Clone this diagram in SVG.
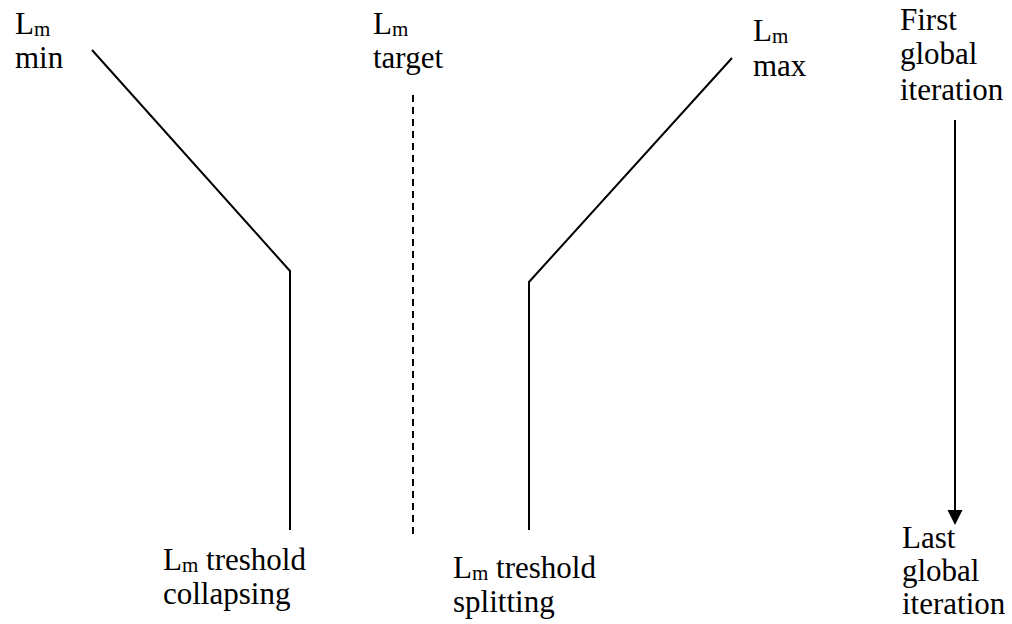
<svg xmlns="http://www.w3.org/2000/svg" width="1012" height="624" viewBox="0 0 1012 624">
<defs>
<style>
.t{font-family:'Liberation Serif','Times New Roman','DejaVu Serif',serif;font-size:31px;fill:#000}
.sub{font-size:21px}
.ln{fill:none;stroke:#000;stroke-width:2}
</style>
</defs>
<rect width="1012" height="624" fill="#fff"/>
<g id="connectors">
<polyline class="ln" points="92,50 290,271 290,530"/>
<line class="ln" x1="413" y1="95" x2="413" y2="535" stroke-dasharray="7 5"/>
<polyline class="ln" points="732,58 529,282 529,530"/>
<line class="ln" x1="955" y1="120" x2="955" y2="512" stroke-width="2.5"/>
<path d="M947.5,510L962.5,510L955,525z" fill="#000"/>
</g>
<g class="t" font-family="Liberation Serif, Times New Roman, serif">
<g id="lm-min"><text x="15" y="34">L<tspan class="sub" dy="2">m</tspan></text><text x="15" y="68">min</text></g>
<g id="lm-target"><text x="373" y="34">L<tspan class="sub" dy="2">m</tspan></text><text x="373" y="68">target</text></g>
<g id="lm-max"><text x="753" y="41">L<tspan class="sub" dy="2">m</tspan></text><text x="753" y="76">max</text></g>
<g id="first"><text x="900" y="30">First</text><text x="900" y="64">global</text><text x="900" y="100">iteration</text></g>
<g id="collapsing"><text x="163" y="570">L<tspan class="sub" dy="2">m</tspan><tspan dy="-2"> treshold</tspan></text><text x="163" y="604">collapsing</text></g>
<g id="splitting"><text x="453" y="578">L<tspan class="sub" dy="2">m</tspan><tspan dy="-2"> treshold</tspan></text><text x="453" y="612">splitting</text></g>
<g id="last"><text x="902" y="548">Last</text><text x="902" y="581">global</text><text x="902" y="614">iteration</text></g>
</g>
</svg>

----------

Set the pictures aside and transcribe the data above exactly.

- **Exercise result**
Clone this diagram in SVG.
<svg xmlns="http://www.w3.org/2000/svg" width="1012" height="624" viewBox="0 0 1012 624">
<defs>
<style>
.t{font-family:'Liberation Serif','Times New Roman','DejaVu Serif',serif;font-size:31px;fill:#000}
.sub{font-size:21px}
.ln{fill:none;stroke:#000;stroke-width:2}
</style>
</defs>
<rect width="1012" height="624" fill="#fff"/>
<g id="connectors">
<polyline class="ln" points="92,50 290,271 290,530"/>
<line class="ln" x1="413" y1="95" x2="413" y2="535" stroke-dasharray="7 5"/>
<polyline class="ln" points="732,58 529,282 529,530"/>
<line class="ln" x1="955" y1="120" x2="955" y2="512" stroke-width="2.5"/>
<path d="M947.5,510L962.5,510L955,525z" fill="#000"/>
</g>
<g class="t" font-family="Liberation Serif, Times New Roman, serif">
<g id="lm-min"><text x="15" y="34">L<tspan class="sub" dy="2">m</tspan></text><text x="15" y="68">min</text></g>
<g id="lm-target"><text x="373" y="34">L<tspan class="sub" dy="2">m</tspan></text><text x="373" y="68">target</text></g>
<g id="lm-max"><text x="753" y="41">L<tspan class="sub" dy="2">m</tspan></text><text x="753" y="76">max</text></g>
<g id="first"><text x="900" y="30">First</text><text x="900" y="64">global</text><text x="900" y="100">iteration</text></g>
<g id="collapsing"><text x="163" y="570">L<tspan class="sub" dy="2">m</tspan><tspan dy="-2"> treshold</tspan></text><text x="163" y="604">collapsing</text></g>
<g id="splitting"><text x="453" y="578">L<tspan class="sub" dy="2">m</tspan><tspan dy="-2"> treshold</tspan></text><text x="453" y="612">splitting</text></g>
<g id="last"><text x="902" y="548">Last</text><text x="902" y="581">global</text><text x="902" y="614">iteration</text></g>
</g>
</svg>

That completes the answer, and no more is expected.